>> begin

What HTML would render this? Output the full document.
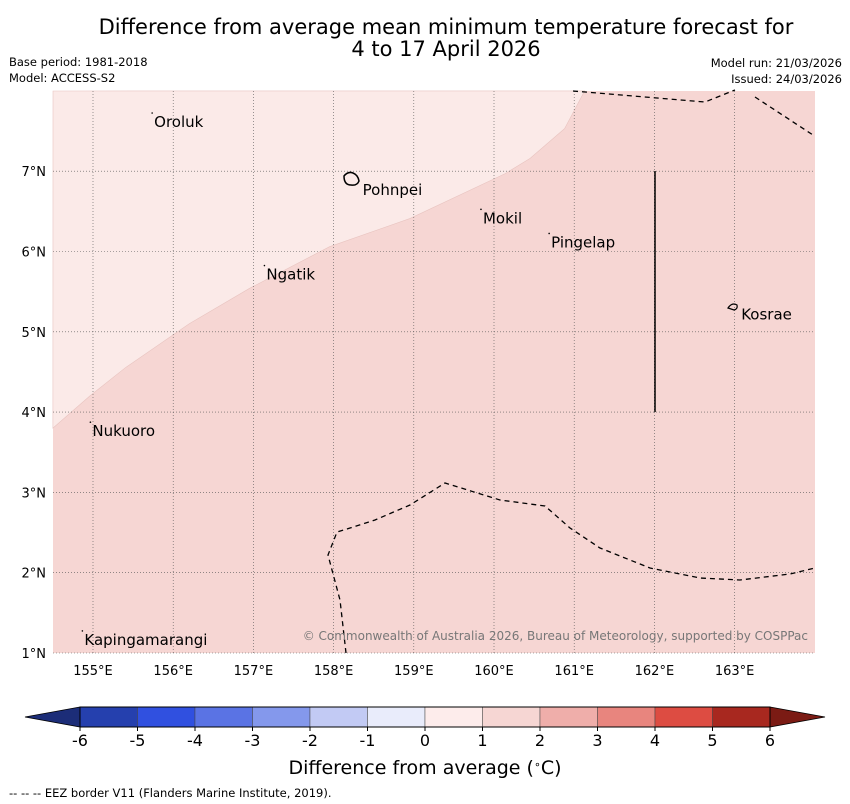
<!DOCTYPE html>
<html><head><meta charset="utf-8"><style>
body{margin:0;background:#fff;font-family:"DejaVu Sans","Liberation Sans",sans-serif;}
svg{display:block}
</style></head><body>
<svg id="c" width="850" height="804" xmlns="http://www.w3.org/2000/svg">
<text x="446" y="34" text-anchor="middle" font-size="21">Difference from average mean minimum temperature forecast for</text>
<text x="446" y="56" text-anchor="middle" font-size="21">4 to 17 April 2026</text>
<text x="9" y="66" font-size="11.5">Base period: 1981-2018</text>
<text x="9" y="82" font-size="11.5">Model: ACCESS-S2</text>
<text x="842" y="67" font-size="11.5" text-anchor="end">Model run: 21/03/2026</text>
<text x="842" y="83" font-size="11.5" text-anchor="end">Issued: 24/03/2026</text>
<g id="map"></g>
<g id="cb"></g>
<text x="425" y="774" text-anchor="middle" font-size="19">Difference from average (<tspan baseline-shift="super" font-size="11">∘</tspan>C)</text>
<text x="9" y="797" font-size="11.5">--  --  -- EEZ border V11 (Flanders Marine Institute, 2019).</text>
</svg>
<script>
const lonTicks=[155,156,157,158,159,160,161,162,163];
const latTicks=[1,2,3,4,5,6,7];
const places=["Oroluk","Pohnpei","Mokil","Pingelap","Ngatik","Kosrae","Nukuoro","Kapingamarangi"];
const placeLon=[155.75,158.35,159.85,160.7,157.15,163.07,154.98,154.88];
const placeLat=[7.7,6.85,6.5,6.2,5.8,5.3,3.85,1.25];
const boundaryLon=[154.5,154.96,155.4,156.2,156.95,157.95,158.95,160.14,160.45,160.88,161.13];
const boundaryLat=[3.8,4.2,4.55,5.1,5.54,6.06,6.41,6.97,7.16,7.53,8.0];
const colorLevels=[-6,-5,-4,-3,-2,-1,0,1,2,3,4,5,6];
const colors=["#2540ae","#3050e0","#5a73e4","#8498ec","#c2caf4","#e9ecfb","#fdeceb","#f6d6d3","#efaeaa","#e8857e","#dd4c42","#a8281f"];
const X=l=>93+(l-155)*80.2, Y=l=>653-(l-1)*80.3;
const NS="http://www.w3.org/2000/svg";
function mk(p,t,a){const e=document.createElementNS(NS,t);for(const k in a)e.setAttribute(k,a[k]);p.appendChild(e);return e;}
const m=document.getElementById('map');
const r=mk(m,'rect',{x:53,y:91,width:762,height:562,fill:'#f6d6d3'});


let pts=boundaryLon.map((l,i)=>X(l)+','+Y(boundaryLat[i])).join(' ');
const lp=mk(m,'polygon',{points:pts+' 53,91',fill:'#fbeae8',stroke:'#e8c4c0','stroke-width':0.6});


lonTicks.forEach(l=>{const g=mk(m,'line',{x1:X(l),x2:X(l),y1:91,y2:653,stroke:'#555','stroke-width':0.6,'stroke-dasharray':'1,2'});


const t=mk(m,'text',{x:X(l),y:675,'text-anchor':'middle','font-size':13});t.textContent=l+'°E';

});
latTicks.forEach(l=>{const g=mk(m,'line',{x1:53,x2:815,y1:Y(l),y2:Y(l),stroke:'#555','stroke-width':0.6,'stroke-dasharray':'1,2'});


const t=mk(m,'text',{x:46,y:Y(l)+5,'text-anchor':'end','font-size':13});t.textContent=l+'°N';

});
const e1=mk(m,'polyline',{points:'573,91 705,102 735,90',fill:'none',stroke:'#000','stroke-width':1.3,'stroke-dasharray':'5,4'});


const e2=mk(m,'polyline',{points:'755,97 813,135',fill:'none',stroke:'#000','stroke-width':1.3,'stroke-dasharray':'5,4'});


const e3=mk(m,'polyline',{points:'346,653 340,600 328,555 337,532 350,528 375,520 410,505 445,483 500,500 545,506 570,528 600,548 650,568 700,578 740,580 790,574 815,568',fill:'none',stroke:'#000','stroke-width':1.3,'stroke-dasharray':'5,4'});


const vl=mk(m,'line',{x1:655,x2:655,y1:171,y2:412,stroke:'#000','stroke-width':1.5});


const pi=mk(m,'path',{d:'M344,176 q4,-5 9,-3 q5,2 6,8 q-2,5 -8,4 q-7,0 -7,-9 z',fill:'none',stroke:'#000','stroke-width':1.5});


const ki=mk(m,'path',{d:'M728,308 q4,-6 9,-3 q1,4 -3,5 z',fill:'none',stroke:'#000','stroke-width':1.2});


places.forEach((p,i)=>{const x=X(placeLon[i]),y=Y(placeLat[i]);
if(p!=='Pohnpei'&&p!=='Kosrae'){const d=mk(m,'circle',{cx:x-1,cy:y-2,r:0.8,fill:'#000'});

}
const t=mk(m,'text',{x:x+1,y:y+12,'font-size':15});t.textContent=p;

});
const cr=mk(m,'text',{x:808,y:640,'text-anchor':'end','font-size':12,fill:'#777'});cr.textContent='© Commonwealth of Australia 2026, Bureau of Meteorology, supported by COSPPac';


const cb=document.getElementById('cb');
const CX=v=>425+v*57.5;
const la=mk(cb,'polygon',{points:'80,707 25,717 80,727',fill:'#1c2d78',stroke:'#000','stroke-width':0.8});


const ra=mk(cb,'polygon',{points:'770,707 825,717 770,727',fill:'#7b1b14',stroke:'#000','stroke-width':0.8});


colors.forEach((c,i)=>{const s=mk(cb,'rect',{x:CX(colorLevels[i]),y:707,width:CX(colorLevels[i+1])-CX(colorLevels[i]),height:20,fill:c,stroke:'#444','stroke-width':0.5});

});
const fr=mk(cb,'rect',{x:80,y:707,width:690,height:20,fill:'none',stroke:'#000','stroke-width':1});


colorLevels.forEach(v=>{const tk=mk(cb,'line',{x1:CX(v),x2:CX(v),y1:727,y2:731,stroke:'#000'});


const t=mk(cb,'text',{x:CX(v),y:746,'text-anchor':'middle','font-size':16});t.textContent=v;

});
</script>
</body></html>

>> end

Omit the pictures, then output the rest of the listing exactly.

### THE RESPONSE
What HTML would render this? Output the full document.
<!DOCTYPE html>
<html><head><meta charset="utf-8"><style>
body{margin:0;background:#fff;font-family:"DejaVu Sans","Liberation Sans",sans-serif;}
svg{display:block}
</style></head><body>
<svg id="c" width="850" height="804" xmlns="http://www.w3.org/2000/svg">
<text x="446" y="34" text-anchor="middle" font-size="21">Difference from average mean minimum temperature forecast for</text>
<text x="446" y="56" text-anchor="middle" font-size="21">4 to 17 April 2026</text>
<text x="9" y="66" font-size="11.5">Base period: 1981-2018</text>
<text x="9" y="82" font-size="11.5">Model: ACCESS-S2</text>
<text x="842" y="67" font-size="11.5" text-anchor="end">Model run: 21/03/2026</text>
<text x="842" y="83" font-size="11.5" text-anchor="end">Issued: 24/03/2026</text>
<g id="map"></g>
<g id="cb"></g>
<text x="425" y="774" text-anchor="middle" font-size="19">Difference from average (<tspan baseline-shift="super" font-size="11">∘</tspan>C)</text>
<text x="9" y="797" font-size="11.5">--  --  -- EEZ border V11 (Flanders Marine Institute, 2019).</text>
</svg>
<script>
const lonTicks=[155,156,157,158,159,160,161,162,163];
const latTicks=[1,2,3,4,5,6,7];
const places=["Oroluk","Pohnpei","Mokil","Pingelap","Ngatik","Kosrae","Nukuoro","Kapingamarangi"];
const placeLon=[155.75,158.35,159.85,160.7,157.15,163.07,154.98,154.88];
const placeLat=[7.7,6.85,6.5,6.2,5.8,5.3,3.85,1.25];
const boundaryLon=[154.5,154.96,155.4,156.2,156.95,157.95,158.95,160.14,160.45,160.88,161.13];
const boundaryLat=[3.8,4.2,4.55,5.1,5.54,6.06,6.41,6.97,7.16,7.53,8.0];
const colorLevels=[-6,-5,-4,-3,-2,-1,0,1,2,3,4,5,6];
const colors=["#2540ae","#3050e0","#5a73e4","#8498ec","#c2caf4","#e9ecfb","#fdeceb","#f6d6d3","#efaeaa","#e8857e","#dd4c42","#a8281f"];
const X=l=>93+(l-155)*80.2, Y=l=>653-(l-1)*80.3;
const NS="http://www.w3.org/2000/svg";
function mk(p,t,a){const e=document.createElementNS(NS,t);for(const k in a)e.setAttribute(k,a[k]);p.appendChild(e);return e;}
const m=document.getElementById('map');
const r=mk(m,'rect',{x:53,y:91,width:762,height:562,fill:'#f6d6d3'});


let pts=boundaryLon.map((l,i)=>X(l)+','+Y(boundaryLat[i])).join(' ');
const lp=mk(m,'polygon',{points:pts+' 53,91',fill:'#fbeae8',stroke:'#e8c4c0','stroke-width':0.6});


lonTicks.forEach(l=>{const g=mk(m,'line',{x1:X(l),x2:X(l),y1:91,y2:653,stroke:'#555','stroke-width':0.6,'stroke-dasharray':'1,2'});


const t=mk(m,'text',{x:X(l),y:675,'text-anchor':'middle','font-size':13});t.textContent=l+'°E';

});
latTicks.forEach(l=>{const g=mk(m,'line',{x1:53,x2:815,y1:Y(l),y2:Y(l),stroke:'#555','stroke-width':0.6,'stroke-dasharray':'1,2'});


const t=mk(m,'text',{x:46,y:Y(l)+5,'text-anchor':'end','font-size':13});t.textContent=l+'°N';

});
const e1=mk(m,'polyline',{points:'573,91 705,102 735,90',fill:'none',stroke:'#000','stroke-width':1.3,'stroke-dasharray':'5,4'});


const e2=mk(m,'polyline',{points:'755,97 813,135',fill:'none',stroke:'#000','stroke-width':1.3,'stroke-dasharray':'5,4'});


const e3=mk(m,'polyline',{points:'346,653 340,600 328,555 337,532 350,528 375,520 410,505 445,483 500,500 545,506 570,528 600,548 650,568 700,578 740,580 790,574 815,568',fill:'none',stroke:'#000','stroke-width':1.3,'stroke-dasharray':'5,4'});


const vl=mk(m,'line',{x1:655,x2:655,y1:171,y2:412,stroke:'#000','stroke-width':1.5});


const pi=mk(m,'path',{d:'M344,176 q4,-5 9,-3 q5,2 6,8 q-2,5 -8,4 q-7,0 -7,-9 z',fill:'none',stroke:'#000','stroke-width':1.5});


const ki=mk(m,'path',{d:'M728,308 q4,-6 9,-3 q1,4 -3,5 z',fill:'none',stroke:'#000','stroke-width':1.2});


places.forEach((p,i)=>{const x=X(placeLon[i]),y=Y(placeLat[i]);
if(p!=='Pohnpei'&&p!=='Kosrae'){const d=mk(m,'circle',{cx:x-1,cy:y-2,r:0.8,fill:'#000'});

}
const t=mk(m,'text',{x:x+1,y:y+12,'font-size':15});t.textContent=p;

});
const cr=mk(m,'text',{x:808,y:640,'text-anchor':'end','font-size':12,fill:'#777'});cr.textContent='© Commonwealth of Australia 2026, Bureau of Meteorology, supported by COSPPac';


const cb=document.getElementById('cb');
const CX=v=>425+v*57.5;
const la=mk(cb,'polygon',{points:'80,707 25,717 80,727',fill:'#1c2d78',stroke:'#000','stroke-width':0.8});


const ra=mk(cb,'polygon',{points:'770,707 825,717 770,727',fill:'#7b1b14',stroke:'#000','stroke-width':0.8});


colors.forEach((c,i)=>{const s=mk(cb,'rect',{x:CX(colorLevels[i]),y:707,width:CX(colorLevels[i+1])-CX(colorLevels[i]),height:20,fill:c,stroke:'#444','stroke-width':0.5});

});
const fr=mk(cb,'rect',{x:80,y:707,width:690,height:20,fill:'none',stroke:'#000','stroke-width':1});


colorLevels.forEach(v=>{const tk=mk(cb,'line',{x1:CX(v),x2:CX(v),y1:727,y2:731,stroke:'#000'});


const t=mk(cb,'text',{x:CX(v),y:746,'text-anchor':'middle','font-size':16});t.textContent=v;

});
</script>
</body></html>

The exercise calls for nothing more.